The plan of the Tata group and two foreign entities to invest Rs 8,000 crore in GMR Airports (GAL) might face more regulatory delays because it reportedly violates a clause that prevents airline groups from holding more than 10 per cent stake in Delhi International Airport (DIAL).
The Tatas hold majority stakes in two airlines — Vistara and Air Asia India. If the deal goes through, the Tata group will have a 20 per cent stake in GAL. This would give it a 12.8 per cent stake in DIAL.
GAL has a 64 per cent stake in DIAL, while the Airports Authority of India (AAI) and German company Fraport own 26 and 10 per cent, respectively.
The Tata group was making the investment through its arm Tata Realty Infrastructure. Its co-investors were Valkyrie Investment and Solis Capital Singapore. It has been given conditional approval by the Competition Commission of India (CCI).
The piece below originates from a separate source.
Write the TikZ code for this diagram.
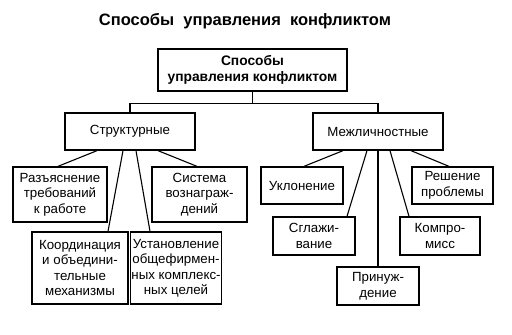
\documentclass[tikz,border=0pt]{standalone}
\usepackage{fontspec}
\setmainfont{Liberation Sans}
\usetikzlibrary{positioning, calc}

\begin{document}
\begin{tikzpicture}[
  x=1pt, y=-1pt,
  methodbox/.style={draw, line width=1.3pt, inner sep=1pt, align=center, font=\fontsize{13.3}{15.5}\selectfont},
  linkstyle/.style={line width=1.1pt}
  ]
  \useasboundingbox (0,0) rectangle (512,335);
  % Title
  \node[font=\fontsize{16.5}{19}\selectfont\bfseries] (title) at (245,21) {Способы\ \ управления\ \ конфликтом};
  % Root
  \node[methodbox, minimum width=189pt, minimum height=42pt, font=\fontsize{13.8}{16.5}\selectfont\bfseries] (root) at (252.5,70) {Способы\\управления конфликтом};
  % Groups
  \node[methodbox, minimum width=130pt, minimum height=37pt] (struct) at (130,131.5) {Структурные};
  \node[methodbox, minimum width=130pt, minimum height=37pt] (inter) at (378,131.5) {Межличностные};
  % Structural methods
  \node[methodbox, minimum width=94pt, minimum height=55pt] (explain) at (60,194.5) {Разъяснение\\требований\\к работе};
  \node[methodbox, minimum width=95pt, minimum height=55pt] (reward) at (199.5,194.5) {Система\\вознаграж-\\дений};
  \node[methodbox, minimum width=96pt, minimum height=72pt] (coord) at (80,268) {Координация\\и объедини-\\тельные\\механизмы};
  \node[methodbox, minimum width=90pt, minimum height=72pt] (goals) at (176,268) {Установление\\общефирмен-\\ных комплекс-\\ных целей};
  % Interpersonal methods
  \node[methodbox, minimum width=82pt, minimum height=37pt] (avoid) at (302,185.5) {Уклонение};
  \node[methodbox, minimum width=81pt, minimum height=37pt] (solve) at (452.5,185.5) {Решение\\проблемы};
  \node[methodbox, minimum width=82pt, minimum height=38pt] (smooth) at (314,236) {Сглажи-\\вание};
  \node[methodbox, minimum width=80pt, minimum height=38pt] (compr) at (440,236) {Компро-\\мисс};
  \node[methodbox, minimum width=82pt, minimum height=38pt] (force) at (378,286) {Принуж-\\дение};
  % Links
  \draw[linkstyle] (root.south) -- ++(0,12) coordinate (fork) -| (struct.north);
  \draw[linkstyle] (fork) -| (inter.north);
  \draw[linkstyle] ([xshift=-33pt]struct.south) -- ([xshift=-2pt]explain.north);
  \draw[linkstyle] ([xshift=-7pt]struct.south) -- ([xshift=28pt]coord.north);
  \draw[linkstyle] ([xshift=6pt]struct.south) -- ([xshift=-26pt]goals.north);
  \draw[linkstyle] ([xshift=28pt]struct.south) -- ([xshift=-2.5pt]reward.north);
  \draw[linkstyle] ([xshift=-35pt]inter.south) -- ([xshift=2pt]avoid.north);
  \draw[linkstyle] ([xshift=-11pt]inter.south) -- ([xshift=33pt]smooth.north);
  \draw[linkstyle] (inter.south) -- (force.north);
  \draw[linkstyle] ([xshift=12pt]inter.south) -- ([xshift=-31pt]compr.north);
  \draw[linkstyle] ([xshift=33pt]inter.south) -- ([xshift=-3.5pt]solve.north);
\end{tikzpicture}
\end{document}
Sources aware of the development said the AAI had sought the opinion of the Solicitor General of India on the legality of the transaction.
“An approval from the CCI is not final as it violates an agreement entered between GMR and the Government of India in 2006, when Delhi Airport was being privatised. The AAI has sought the opinion of the Solicitor General and will act accordingly. The deal is not final as it needs approval from the AAI by virtue of being a joint venture partner,” said a government official.
The deal, announced in March this year, has taken longer than expected and faced delays because of various regulatory issues. As a result, GMR has been forced to raise additional bonds to meet debt obligations.
“Any delay in materialisation of the deal beyond December shall be a credit negative for GMR,” rating firm CARE said last month.
The Ministry of Civil Aviation has carried out a stakeholder’s consultation over the process, which included seeking views from other airlines.
“Some concerns have been raised by other airlines that the Tata group holding such a large stake in GMR can distort the level playing field and give unfair advantage to Vistara and Air Asia India,” the official said.
Delhi Airport is the prime airport of the country. It is the base of two other airlines — IndiGo and SpiceJet. “There cannot be any conflict over ownership,” said the source.
Regulatory authorities across the globe are generally wary of airlines taking too large a share in airports for fear of their distorting competitiveness in airport access, primarily the allocation of slots. For instance, under Australian rules there is a 5 per cent limit on airline ownership of airport-operator companies.
A Tata Sons spokesperson refused to comment on the issue.
An official of the GMR group said their reading of the law suggests the transaction was legal as it has been done in the holding company (GMR Airports) and not directly in DIAL.
Sources said the three-member committee of the CCI which gave conditional approval to the deal was alerted by the AAI but they approved it as they found that the deal primarily will not have any adverse impact on the competition scenario in aviation sector.
“Beside a written law, the CCI also takes cognisance of the factor that if a particular deal will ultimately benefit the consumer. There was no such factor in this deal which could impact the competitive scenario of the sector. Already there are enough protocols which would prevent any unfair advantage to airlines owned by the Tata group. Instead, such a deal will change the competitive landscape of the airport sector,” said a person aware of the approval process of the CCI.
The CCI observed that slot allocation at congested airports such as Delhi is done by a coordination committee, which has representation from the government and all airlines.
Additionally, if an airline has used the granted slots 80 per cent of the time, it can keep these.
“India’s slot allocation guidelines are enough to prevent any distortion to competitive landscape that may originate from this deal,” the person said. “However, all CCI orders can be challenged if someone can prove that it violates provisions of other statutory laws. It is upon the parties to ensure that the approval is not taken as a licence to violate other provisions.”
A senior Tata group official said the group will not be involved in day-to-day management of airports but will act as a passive financial investor.
“The Tata group’s representation will only be at the board level of the holding company GAL and not in the board of the respective airports owned by GMR. The company will act merely as a passive financial investor. We have informed the CCI,” he said.